Between 2017 and 2019, a plethora of online retail trading brokerages added cryptocurrency options to their platforms. This is evident across the board with many respected FinTech operations and trading brokerages allowing for trades and investments in cryptocurrency. As with any new technology, product or service, trust needs to be built. Everyday folks may not understand how the blockchain functions, but if they can be introduced to Bitcoin and Ethereum in a way that they understand such as trading and transacting with the digital currency, trust will be instilled. Increased investor and consumer optimism are helping to drive growth. Leading trading brokerages routinely highlight their cryptocurrency offerings as their featured products, and registered traders are lapping it up in their droves.

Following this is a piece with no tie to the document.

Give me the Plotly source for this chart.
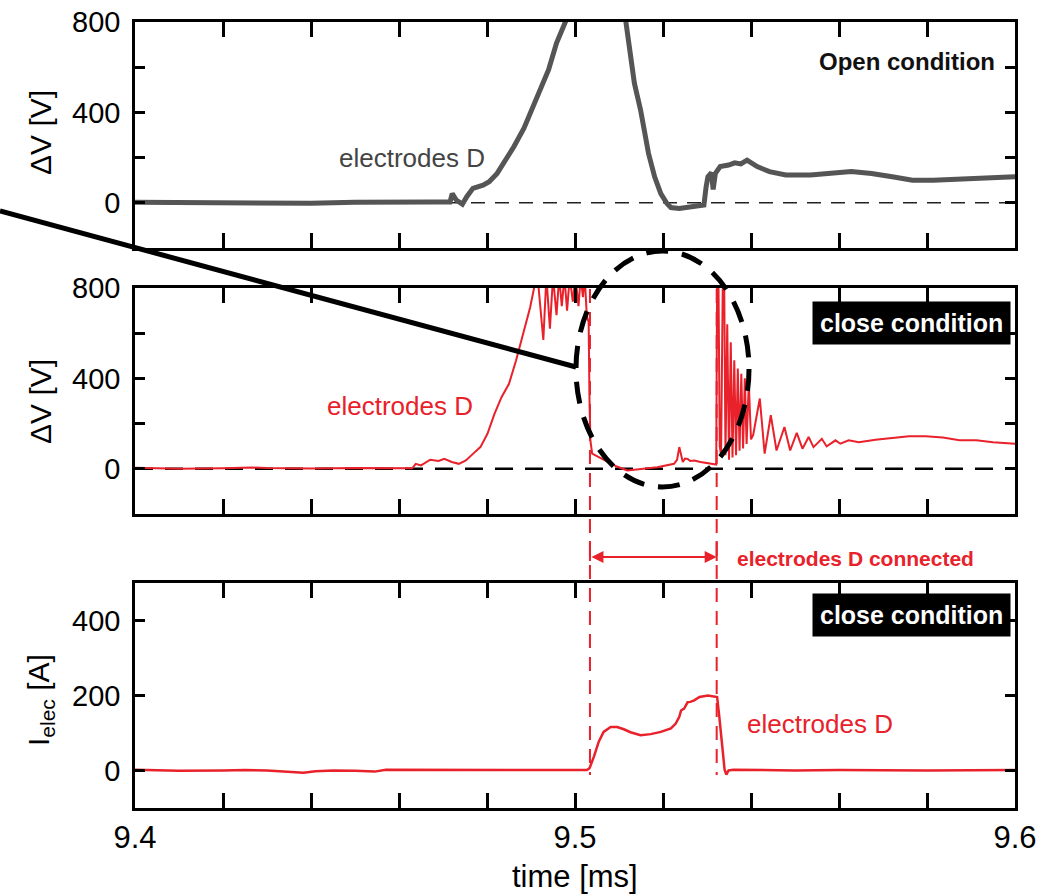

Plus, we’ve also got crypto entrenched in traditional banking, trading and financial systems now. For example, trading brokerages now offer a variety of CFD crypto options (contracts for difference) which are derivative trading instruments where traders can purchase contracts to buy or sell crypto CFDs. Even major online money transfer companies like OFX may soon consider offering cryptocurrency options to clients. Such as the pervasive appeal of crypto today that it is racing towards mainstream adoption. Plus, Ernst & Young has launched a tax resource for crypto holdings, and Starbucks has also announced that it has designs on digital currency possibilities. When big brand-name companies start talking up digital currencies, the mass market starts to take notice. This is true across the board, even at Microsoft, American Express, Overstock, Newegg, and Expedia.
Adoption of Debit Cards Linked to Digital Currency Assets
Cryptocurrency proponents routinely tout the prevalence of digital currency wallets linked to debit cards as evidence that wider market adoption is on the cards. The crypto payments industry is growing, as evidenced by the compound annual growth rates between 2014 and 2018. Consider that in the years 2014/15, the CAGR spiked 21%, followed by 600% increases by 2018. Even at the height of the crypto correction year in 2018, growth hovered around 90% (Year-on-Year).
True to form, cryptocurrency turnover was particularly high in 2017 (November and December) before precipitous declines in January, February, March, and April of 2018. 2019 has been marked by an increase in global monthly turnover of crypto payments, thanks to the bullish momentum which drove Bitcoin and altcoin in Q3 of 2019. We are seeing stabilization coming into play, with average transactions values across crypto platforms trending between $1,000 – $2,000 in 2018, with a spike taking place in 2019, spurring the recovery.
When it comes to adoption of digital currency payments options, developed countries are more amenable than developing countries. That being said, countries like China, India, South Africa, Brazil, the US, Canada, UK, Spain, Japan, Italy, Germany, Belgium, and France are all adherents of cryptocurrency. There are many reasons why people are eager to adopt cryptocurrency over traditional currency options, notably anonymity, security, costs, and speed of transactions processing.
Anywhere the Internet infrastructure is functional, cryptocurrency has an opportunity to thrive. The use of debit cards remains popular (prepaid cards loaded with digital currency), and they also permit account holders to use ATMs to withdraw their money. Crypto exchanges and companies that facilitate the use of crypto-based debit cards have seen multi-fold increases in turnover and this is driving adoption of this contrarian currency to mass-market level. The World Bank estimates that some 69% of people will have debit cards in 2020, and thanks to the convenience offered by this option, mass market adoption is a natural consequence.